A student-produced documentary about the U.S.S. Sequoia, which served as the presidential yacht from Herbert Hoover's administration until President Jimmy Carter auctioned it off in 1977, will be screened at the Asheville Film Festival Nov. 13.
Students who worked on the 34-minute “Sequoia: A Sailor and his Ship” were Conor Britain, Lauren Limerick, Tim Johnson, Kelly Murtagh, Katy Branston, Emily Kamischke, Chris Ford and Lizzie Napier, all of whom are 2009 graduates who developed the idea for the documentary during their Senior Capstone class led by Communications professor David Copeland. Britain is now enrolled in Elon’s new Interactive Media master’s program.
The film centers on Cpt. Giles Kelly, a former Navy man and U.S. foreign services officer, who was hired to captain the ship in 1983. After going into a period of private ownership after President Carter auctioned it, the boat was bought by a trust in the early 1980s with the purpose of raising enough money to give it back to the government. In the film, Kelly, who is Limerick’s grandfather, reflects on his experiences with the Sequoia and how it affected his life.
“The film is essentially about the relationship between a man and the ship that he captained for five years,” Britain said. “As we learned while filming the documentary, there exists a special bond between a captain and his vessel but, just like in relationships between people, it’s a complicated one. We were extremely interested in how that bond played a role in Captain Kelly’s life and wanted to show that through the documentary.”
The student team shot the documentary during the four days of Fall Break in 2008. They started editing the film in November of the same year and finished in April of 2009. You can view the “Sequoia: A Sailor and His Ship” trailer HERE.
“The film is one of my proudest accomplishments from my undergraduate career, and while I’m quite proud of the film itself and the technical achievement that it was for us, I think I regard the project so fondly because of the nature of the work we were doing,” Britain said. “It was incredible to work on something that has national relevance, and the energy level amongst the group throughout the shooting phase was really special.”

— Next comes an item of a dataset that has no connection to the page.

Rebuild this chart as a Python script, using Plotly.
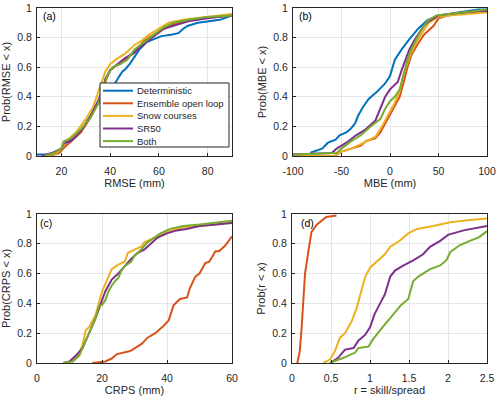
import plotly.graph_objects as go

names = ["Deterministic", "Ensemble open loop", "Snow courses", "SR50", "Both"]
colors = ["#0072BD", "#D95319", "#EDB120", "#7E2F8E", "#77AC30"]

# ---- Panel (a): RMSE ----
a_det_x = [10, 16, 20, 22, 26, 30, 33, 36, 38, 40, 42, 43.8, 45, 46.4, 48, 50, 52, 55, 58, 61, 65, 68, 70, 72, 76, 80, 85, 90]
a_det_y = [0.01, 0.01, 0.05, 0.09, 0.13, 0.22, 0.30, 0.38, 0.43, 0.46, 0.49, 0.54, 0.57, 0.59, 0.62, 0.67, 0.72, 0.77, 0.79, 0.81, 0.82, 0.83, 0.86, 0.88, 0.90, 0.91, 0.92, 0.95]
a_eol_x = [15, 19, 22, 24, 28, 32, 35, 38, 40, 43, 46, 50, 54, 58, 62, 66, 70, 76, 82, 90]
a_eol_y = [0.0, 0.02, 0.07, 0.10, 0.16, 0.26, 0.36, 0.50, 0.58, 0.62, 0.65, 0.70, 0.78, 0.82, 0.86, 0.89, 0.91, 0.93, 0.94, 0.95]
a_snow_x = [14, 18, 20, 22, 26, 30, 33, 36, 38, 40, 43, 46, 50, 53, 56, 60, 64, 70, 80, 90]
a_snow_y = [0.0, 0.02, 0.05, 0.10, 0.16, 0.25, 0.33, 0.48, 0.57, 0.62, 0.66, 0.69, 0.75, 0.78, 0.82, 0.86, 0.90, 0.92, 0.94, 0.96]
a_sr50_x = [12, 16, 20, 21, 24, 28, 32, 35, 37, 38, 40, 43, 46, 50, 54, 58, 62, 66, 72, 80, 90]
a_sr50_y = [0.0, 0.02, 0.05, 0.09, 0.10, 0.17, 0.27, 0.37, 0.45, 0.52, 0.58, 0.62, 0.66, 0.70, 0.76, 0.81, 0.86, 0.88, 0.91, 0.93, 0.95]
a_both_x = [13, 17, 20, 21, 24, 28, 32, 35, 37, 39, 41, 44, 47, 50, 54, 58, 62, 66, 72, 80, 90]
a_both_y = [0.0, 0.02, 0.05, 0.10, 0.12, 0.18, 0.26, 0.35, 0.45, 0.55, 0.60, 0.62, 0.65, 0.72, 0.77, 0.82, 0.87, 0.90, 0.92, 0.94, 0.95]

# ---- Panel (b): MBE ----
b_det_x = [-100, -82, -81, -70, -64, -56, -52, -45, -41, -36, -33, -28, -22, -14, -5, 0, 5, 12, 20, 29, 39, 50, 70, 91, 100]
b_det_y = [0.01, 0.01, 0.025, 0.05, 0.09, 0.11, 0.14, 0.16, 0.18, 0.22, 0.27, 0.33, 0.385, 0.43, 0.49, 0.54, 0.65, 0.72, 0.79, 0.86, 0.92, 0.945, 0.97, 0.99, 0.99]
b_eol_x = [-100, -57, -50, -40, -30, -25, -15, -10, -5, 0, 5, 10, 15, 18, 22, 28, 35, 45, 50, 60, 80, 100]
b_eol_y = [0.0, 0.0, 0.03, 0.05, 0.07, 0.10, 0.12, 0.16, 0.22, 0.27, 0.33, 0.40, 0.52, 0.60, 0.68, 0.75, 0.82, 0.88, 0.93, 0.95, 0.97, 0.975]
b_snow_x = [-100, -58, -50, -40, -30, -20, -15, -10, -5, 0, 5, 10, 14, 18, 22, 30, 40, 50, 60, 80, 100]
b_snow_y = [0.0, 0.0, 0.03, 0.05, 0.08, 0.11, 0.13, 0.18, 0.24, 0.30, 0.36, 0.44, 0.55, 0.63, 0.70, 0.80, 0.90, 0.94, 0.95, 0.96, 0.97]
b_sr50_x = [-100, -60, -55, -45, -35, -25, -15, -10, -5, 0, 5, 8, 12, 16, 20, 25, 30, 35, 40, 45, 50, 60, 75, 90, 100]
b_sr50_y = [0.01, 0.02, 0.05, 0.09, 0.14, 0.18, 0.24, 0.32, 0.40, 0.45, 0.48, 0.50, 0.58, 0.65, 0.72, 0.78, 0.83, 0.88, 0.91, 0.93, 0.95, 0.96, 0.97, 0.98, 0.98]
b_both_x = [-100, -55, -50, -40, -30, -20, -10, -5, 0, 5, 10, 14, 18, 22, 28, 35, 40, 48, 60, 75, 90, 100]
b_both_y = [0.01, 0.02, 0.05, 0.10, 0.14, 0.20, 0.25, 0.32, 0.37, 0.40, 0.45, 0.55, 0.65, 0.72, 0.80, 0.88, 0.92, 0.95, 0.96, 0.97, 0.985, 0.99]

# ---- Panel (c): CRPS ----
c_eol_x = [17, 21, 23, 24.6, 28.7, 30, 32.3, 34, 36.4, 39, 40.5, 42, 44, 46.2, 47, 48.7, 50, 51.8, 53, 54.9, 56, 58, 59.5, 60]
c_eol_y = [0.0, 0.01, 0.03, 0.06, 0.08, 0.10, 0.13, 0.17, 0.20, 0.25, 0.285, 0.387, 0.43, 0.44, 0.50, 0.58, 0.60, 0.67, 0.68, 0.75, 0.75, 0.79, 0.84, 0.85]
c_snow_x = [9, 11, 13, 14, 15, 16, 17, 18, 19, 20, 21, 22, 23, 25, 27, 28, 30, 32, 33, 35, 38, 40, 45, 50, 55, 60]
c_snow_y = [0.0, 0.02, 0.07, 0.12, 0.22, 0.24, 0.28, 0.32, 0.40, 0.48, 0.53, 0.58, 0.63, 0.66, 0.68, 0.74, 0.76, 0.78, 0.81, 0.83, 0.86, 0.88, 0.91, 0.92, 0.93, 0.95]
c_sr50_x = [8.2, 10, 12, 14, 15, 16, 17, 18, 19, 20, 21, 22, 23, 25, 27, 29, 31, 33, 35, 37, 40, 43, 46, 50, 55, 60]
c_sr50_y = [0.0, 0.01, 0.05, 0.10, 0.15, 0.20, 0.24, 0.30, 0.36, 0.42, 0.48, 0.52, 0.56, 0.60, 0.65, 0.70, 0.74, 0.76, 0.80, 0.84, 0.87, 0.89, 0.90, 0.92, 0.93, 0.94]
c_both_x = [8, 11, 13, 14, 16, 17, 18, 19, 20, 21, 22, 23, 24, 25, 26, 27, 29, 30, 32, 34, 36, 38, 41, 45, 50, 55, 60]
c_both_y = [0.0, 0.01, 0.05, 0.10, 0.20, 0.25, 0.30, 0.38, 0.39, 0.42, 0.48, 0.52, 0.55, 0.57, 0.62, 0.65, 0.68, 0.72, 0.76, 0.81, 0.84, 0.87, 0.90, 0.92, 0.93, 0.94, 0.955]

# ---- Panel (d): r = skill/spread ----
d_eol_x = [0.068, 0.10, 0.124, 0.145, 0.167, 0.21, 0.25, 0.32, 0.40, 0.44, 0.57]
d_eol_y = [0.0, 0.08, 0.24, 0.42, 0.60, 0.75, 0.88, 0.93, 0.96, 0.98, 0.99]
d_snow_x = [0.40, 0.49, 0.55, 0.615, 0.68, 0.765, 0.83, 0.89, 0.936, 1.0, 1.085, 1.19, 1.26, 1.38, 1.49, 1.6, 1.81, 2.03, 2.28, 2.5]
d_snow_y = [0.0, 0.025, 0.08, 0.17, 0.20, 0.28, 0.37, 0.49, 0.575, 0.64, 0.68, 0.73, 0.78, 0.82, 0.87, 0.90, 0.92, 0.945, 0.96, 0.97]
d_sr50_x = [0.49, 0.59, 0.68, 0.79, 0.85, 0.94, 1.0, 1.06, 1.13, 1.19, 1.26, 1.32, 1.43, 1.56, 1.68, 1.77, 1.9, 2.0, 2.2, 2.5]
d_sr50_y = [0.0, 0.035, 0.09, 0.10, 0.15, 0.19, 0.24, 0.33, 0.40, 0.46, 0.58, 0.62, 0.655, 0.69, 0.73, 0.78, 0.82, 0.86, 0.89, 0.92]
d_both_x = [0.48, 0.66, 0.81, 0.85, 0.98, 1.04, 1.13, 1.21, 1.3, 1.4, 1.49, 1.555, 1.62, 1.77, 1.9, 1.98, 2.03, 2.15, 2.28, 2.4, 2.5]
d_both_y = [0.0, 0.035, 0.07, 0.10, 0.11, 0.16, 0.22, 0.27, 0.33, 0.39, 0.43, 0.55, 0.58, 0.63, 0.655, 0.69, 0.745, 0.79, 0.82, 0.845, 0.885]

y_ticks = [0, 0.2, 0.4, 0.6, 0.8, 1]
y_ticktext = ["0", "0.2", "0.4", "0.6", "0.8", "1"]
a_ticks = [20, 40, 60, 80]
b_ticks = [-100, -50, 0, 50, 100]
b_ticktext = ["-100", "-50", "0", "50", "100"]
c_ticks = [0, 20, 40, 60]
d_ticks = [0, 0.5, 1, 1.5, 2, 2.5]
d_ticktext = ["0", "0.5", "1", "1.5", "2", "2.5"]

panels = [
    ("x", "y", [(0, a_det_x, a_det_y), (1, a_eol_x, a_eol_y), (2, a_snow_x, a_snow_y), (3, a_sr50_x, a_sr50_y), (4, a_both_x, a_both_y)]),
    ("x2", "y2", [(0, b_det_x, b_det_y), (1, b_eol_x, b_eol_y), (2, b_snow_x, b_snow_y), (3, b_sr50_x, b_sr50_y), (4, b_both_x, b_both_y)]),
    ("x3", "y3", [(1, c_eol_x, c_eol_y), (2, c_snow_x, c_snow_y), (3, c_sr50_x, c_sr50_y), (4, c_both_x, c_both_y)]),
    ("x4", "y4", [(1, d_eol_x, d_eol_y), (2, d_snow_x, d_snow_y), (3, d_sr50_x, d_sr50_y), (4, d_both_x, d_both_y)]),
]

fig = go.Figure()
for xa, ya, series in panels:
    for idx, xs, ys in series:
        fig.add_trace(go.Scatter(x=xs, y=ys, mode="lines", xaxis=xa, yaxis=ya,
                                 line=dict(color=colors[idx], width=2),
                                 name=names[idx], showlegend=False))

W, H = 500, 399
def px(x):
    return x / W
def py(y):
    return 1 - y / H

FONT = "Liberation Sans, Arial, sans-serif"
TXT = "#262626"
GRID = "#e6e6e6"

def axis(domain, rng, tickvals, ticktext, title, anchor, is_x):
    d = dict(domain=domain, range=rng, tickvals=tickvals, ticktext=ticktext,
             automargin=False,
             showgrid=True, gridcolor=GRID, gridwidth=1, zeroline=False,
             showline=True, linecolor=TXT, linewidth=1, mirror=True,
             ticks="inside", ticklen=3, tickcolor=TXT,
             tickfont=dict(family=FONT, size=10.5, color=TXT),
             title=dict(text=title, font=dict(family=FONT, size=11, color=TXT),
                        standoff=3 if is_x else 4),
             anchor=anchor)
    if is_x:
        d["ticklabelstandoff"] = 5
    else:
        d["ticklabelstandoff"] = 2
    return d

top_dom = [py(156), py(8)]
bot_dom = [py(363), py(214)]

fig.update_layout(
    width=W, height=H, margin=dict(l=0, r=0, t=0, b=0),
    paper_bgcolor="white", plot_bgcolor="white", showlegend=False,
    xaxis=axis([px(37), px(232)], [10, 90], a_ticks, [str(v) for v in a_ticks], "RMSE (mm)", "y", True),
    yaxis=axis(top_dom, [0, 1], y_ticks, y_ticktext, "Prob(RMSE < x)", "x", False),
    xaxis2=axis([px(293), px(487)], [-100, 100], b_ticks, b_ticktext, "MBE (mm)", "y2", True),
    yaxis2=axis(top_dom, [0, 1], y_ticks, y_ticktext, "Prob(MBE < x)", "x2", False),
    xaxis3=axis([px(37), px(232)], [0, 60], c_ticks, [str(v) for v in c_ticks], "CRPS (mm)", "y3", True),
    yaxis3=axis(bot_dom, [0, 1], y_ticks, y_ticktext, "Prob(CRPS < x)", "x3", False),
    xaxis4=axis([px(292), px(487)], [0, 2.5], d_ticks, d_ticktext, "r = skill/spread", "y4", True),
    yaxis4=axis(bot_dom, [0, 1], y_ticks, y_ticktext, "Prob(r < x)", "x4", False),
)

# panel labels
for lab, xx, yy in [("(a)", 41, 16), ("(b)", 297, 16), ("(c)", 38, 223), ("(d)", 299, 223)]:
    fig.add_annotation(x=px(xx), y=py(yy), xref="paper", yref="paper", text=lab,
                       showarrow=False, xanchor="left", yanchor="middle",
                       font=dict(family=FONT, size=10.5, color="black"))

# legend (panel a)
fig.add_shape(type="rect", xref="paper", yref="paper", x0=px(100), x1=px(229), y0=py(147), y1=py(83),
              line=dict(color=TXT, width=1), fillcolor="white", layer="above")
for i, nm in enumerate(names):
    yc = 90.7 + i * 12.6
    fig.add_shape(type="line", xref="paper", yref="paper", x0=px(103), x1=px(133), y0=py(yc), y1=py(yc),
                  line=dict(color=colors[i], width=2), layer="above")
    fig.add_annotation(x=px(135), y=py(yc), xref="paper", yref="paper", text=nm, showarrow=False,
                       xanchor="left", yanchor="middle", font=dict(family=FONT, size=9.5, color=TXT))

fig.write_html("out.html", config={"displayModeBar": False},
               post_script="document.body.style.margin='0';document.body.style.padding='0';document.body.style.overflow='hidden';")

The Asheville Film Festival is entering its seventh year, and the four-day event features independent films from across the world. Entries will compete for awards, and the winning filmmaker in each category—feature fiction, short fiction, documentary, student and animation—will receive a $500 prize.
“The film turned out to be more work than we imagined at the start, but it was a fulfilling experience at the same time,” Johnson said. “The capstone project is supposed to be a summation of sorts of what you learned at Elon, but for me I think it was more of a learning opportunity. It’s really exciting the project is getting recognized, because Captain Kelly’s dedication to this national icon over two decades certainly deserves attention.”